También es justo mencionar a Fernando Roldán, compañero de trabajo, amigo, y hermano, que siempre estuvo presente, y dando una mano, preocupado llamando a cada rato al celular para ver cómo evolucionaba todo, a las autoridades de mi trabajo en la Dirección de Información Parlamentaria, especialmente a la que era mi jefa por aquellos días, la Dra. María Isabel Giménez Díaz, las que siempre y sin titubear ni por un instante permitieron que pudiera estar al lado de mi madre cuidándola hasta el final, situación esta última extensiva a mis compañeras de La Ley, que no dejaron de contenerme en aquellas mañanas posteriores a la muerte de mi madre, como así también a muchos de mis compañeros y compañeras de la Dirección de Información Parlamentaria que hicieron lo propio.

Me gustaría poder mencionar a otras personas, a algunas no las había conocido todavía, como mis amigos y amigas del Instituto Sueco Argentino que sé que habrían estado, con total seguridad lo puedo afirmar, no tengo la más mínima duda sobre esta afirmación.

Claramente no es éste un capítulo del que se pueda decir que es interesante, pero yo precisaba escribirlo. Hace ya varios días que la idea asaltaba mi mente, y fue justamente hoy, al leer algo que escribió en un medio de prensa una médica responsable del área de Terapia Intensiva del Hospital de Clínicas, sobre lo vivido durante la pandemia del Covid-19 que me decidí a hacerlo.

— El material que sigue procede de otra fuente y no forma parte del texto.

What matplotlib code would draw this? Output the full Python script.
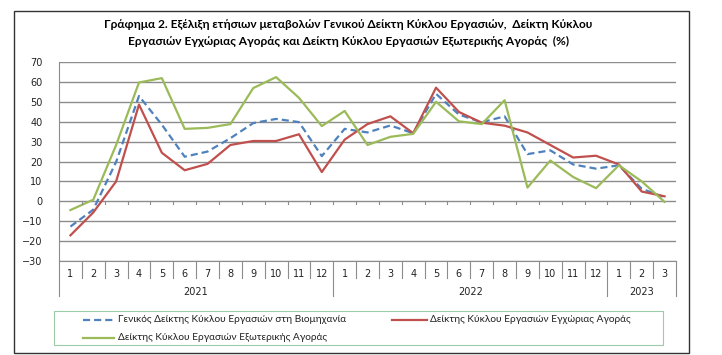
import numpy as np
import matplotlib
matplotlib.use("Agg")
import matplotlib.pyplot as plt
from matplotlib.patches import Rectangle
from matplotlib.lines import Line2D
import matplotlib.transforms as mtransforms

plt.rcParams['font.family'] = ['DejaVu Sans']

# δεδομένα (ετήσιες μεταβολές %)
months = ['1', '2', '3', '4', '5', '6', '7', '8', '9', '10', '11', '12',
          '1', '2', '3', '4', '5', '6', '7', '8', '9', '10', '11', '12',
          '1', '2', '3']
years = ['2021', '2022', '2023']
year_len = [12, 12, 3]

geniko = [-12.7, -4.2, 19.8, 52.9, 38.5, 22.4, 25.0, 31.7, 39.3, 41.4, 39.8, 22.7,
          36.4, 34.6, 38.1, 34.2, 54.0, 43.6, 39.7, 42.7, 23.7, 25.6, 18.5, 16.4,
          18.1, 6.3, 2.0]
eswteriki_agora = [-17.1, -5.6, 10.0, 48.6, 24.4, 15.6, 18.8, 28.3, 30.3, 30.3, 33.7, 14.7,
                   31.0, 38.8, 42.7, 34.2, 57.1, 44.9, 39.5, 38.0, 34.6, 28.3, 22.0, 22.9,
                   18.5, 4.9, 2.5]
exwteriki_agora = [-4.4, 0.8, 28.3, 59.7, 61.9, 36.4, 36.9, 38.8, 56.9, 62.4, 52.0, 37.8,
                   45.4, 28.3, 32.4, 33.9, 50.0, 40.2, 38.8, 50.8, 6.9, 20.5, 12.2, 6.6,
                   18.1, 10.0, -0.3]

labels = ['Γενικός Δείκτης Κύκλου Εργασιών στη Βιομηχανία',
          'Δείκτης Κύκλου Εργασιών Εγχώριας Αγοράς',
          'Δείκτης Κύκλου Εργασιών Εξωτερικής Αγοράς']
colors = ['#4F81BD', '#C0504D', '#9BBB59']
styles = [(0, (3.2, 1.8)), '-', '-']

W, H = 722, 355
fig = plt.figure(figsize=(W / 100, H / 100), dpi=100)

def px(x0, y0, x1, y1):
    return [x0 / W, 1 - y1 / H, (x1 - x0) / W, (y1 - y0) / H]

ax = fig.add_axes(px(59, 62, 676, 261))
x = np.arange(len(months))

for vals, c, ls in zip([geniko, eswteriki_agora, exwteriki_agora], colors, styles):
    ax.plot(x, vals, color=c, lw=1.6, ls=ls)

ax.set_xlim(-0.5, len(months) - 0.5)
ax.set_ylim(-30, 70)
ax.set_yticks(range(-30, 71, 10))
ax.tick_params(axis='y', length=0, labelsize=7, pad=12, colors='#222222')
ax.set_xticks([])
ax.grid(axis='y', color='#8C8C8C', lw=1)
ax.set_axisbelow(True)
for s in ['top', 'right']:
    ax.spines[s].set_visible(False)
ax.spines['left'].set_color('#8C8C8C')
ax.spines['bottom'].set_color('#8C8C8C')

# μικρές γραμμές στον άξονα του μηδενός
for b in np.arange(0.5, len(months) - 0.5, 1):
    ax.add_line(Line2D([b, b], [0, -1.3], color='#8C8C8C', lw=0.8))

# άξονας κατηγοριών σε δύο επίπεδα
tr = mtransforms.blended_transform_factory(ax.transData, ax.transAxes)
for i, m in enumerate(months):
    ax.text(i, -0.065, m, transform=tr, ha='center', va='center', fontsize=7, color='#222222')
year_edges = np.cumsum([0] + year_len) - 0.5
for b in np.arange(-0.5, len(months) + 0.5, 1):
    low = -0.178 if b in year_edges else -0.085
    ax.add_line(Line2D([b, b], [0, low], color='#8C8C8C', lw=0.8, transform=tr, clip_on=False))
for k, yr in enumerate(years):
    c = (year_edges[k] + year_edges[k + 1]) / 2
    ax.text(c, -0.156, yr, transform=tr, ha='center', va='center', fontsize=7, color='#222222')

title_font = ['Lato', 'DejaVu Sans']
fig.text(0.5 * (104 + 593) / W, 1 - 24 / H,
         'Γράφημα 2. Εξέλιξη ετήσιων μεταβολών Γενικού Δείκτη Κύκλου Εργασιών,  Δείκτη Κύκλου',
         ha='center', va='center', fontsize=8.6, fontweight='bold', family=title_font)
fig.text(0.5 * (104 + 593) / W, 1 - 41 / H,
         'Εργασιών Εγχώριας Αγοράς και Δείκτη Κύκλου Εργασιών Εξωτερικής Αγοράς  (%)',
         ha='center', va='center', fontsize=8.6, fontweight='bold', family=title_font)

# υπόμνημα
fig.patches.append(Rectangle((54 / W, 1 - 345 / H), (663 - 54) / W, (345 - 311) / H,
                             transform=fig.transFigure, fill=False, ec='#9BCCA8', lw=0.8))
leg_pos = [(83, 114, 118, 320), (392, 427, 430, 320), (83, 114, 118, 338)]
for (xa, xb, xt, yy), lab, c, ls in zip(leg_pos, labels, colors, styles):
    fig.add_artist(Line2D([xa / W, xb / W], [1 - yy / H, 1 - yy / H], color=c, lw=1.6, ls=ls,
                          transform=fig.transFigure))
    fig.text(xt / W, 1 - yy / H, lab, ha='left', va='center', fontsize=7.3,
             family=['Lato', 'DejaVu Sans'], color='#222222')

fig.patches.append(Rectangle((14 / W, 1 - 353 / H), (689 - 14) / W, (353 - 11) / H,
                             transform=fig.transFigure, fill=False, ec='#333333', lw=1))

fig.savefig('out.png', dpi=100)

Si he incurrido en omisiones de algunos nombres, de algunas personas, pido disculpas, no lo hice a propósito, sólo que consideré mencionar a los más presentes, a aquellas que siempre estuvieron y nunca dudaron en dar una mano, sí debo reconocer que algunas personas no fueron mencionadas porque sencillamente no estuvieron, y lo más doloroso es que uno esperaba que estuvieran, pero como me dijera una buena amiga hace un tiempo atrás, hay personas que no pueden sobrellevar el dolor ajeno, les resulta imposible, y otras tal vez no tuvieron la educación necesaria que les permita distinguir el cómo y el cuándo estar, pues bien, vamos a darle la razón a mi amiga, aunque muy en el fondo de mi alma sus ausencias siguen resonando en mi mente.

A modo de cierre, puedo afirmar que cada noche, cuando apoyo mi cabeza en la almohada, lo hago con la más absoluta paz interior de saber que hice todo lo humanamente posible para que mi madre viviera todo lo que Dios dispusiera que así sea, de haber podido hacer más habría sido, lisa y llanamente un milagro.

Sin duda alguna, la seguiré extrañando por siempre, agradeciendo sus enseñanzas, y la senda que me marcó como la correcta en esta vida, la del amor, la de la responsabilidad, la decencia, el compromiso, el respeto, y el agradecimiento, el mismo agradecimiento que ella tuvo para con todos mis amigos, los hermanos que yo elegí, y que ella no me pudo dar, pero que los adoptó como tales a cada uno de ellos.

Los años pasaron, y su recuerdo sigue imborrable al día de hoy, a veces sueño con ella, y creo que por ahí debe andar cuidando de su hijo, tal y como lo hiciera durante tantos años.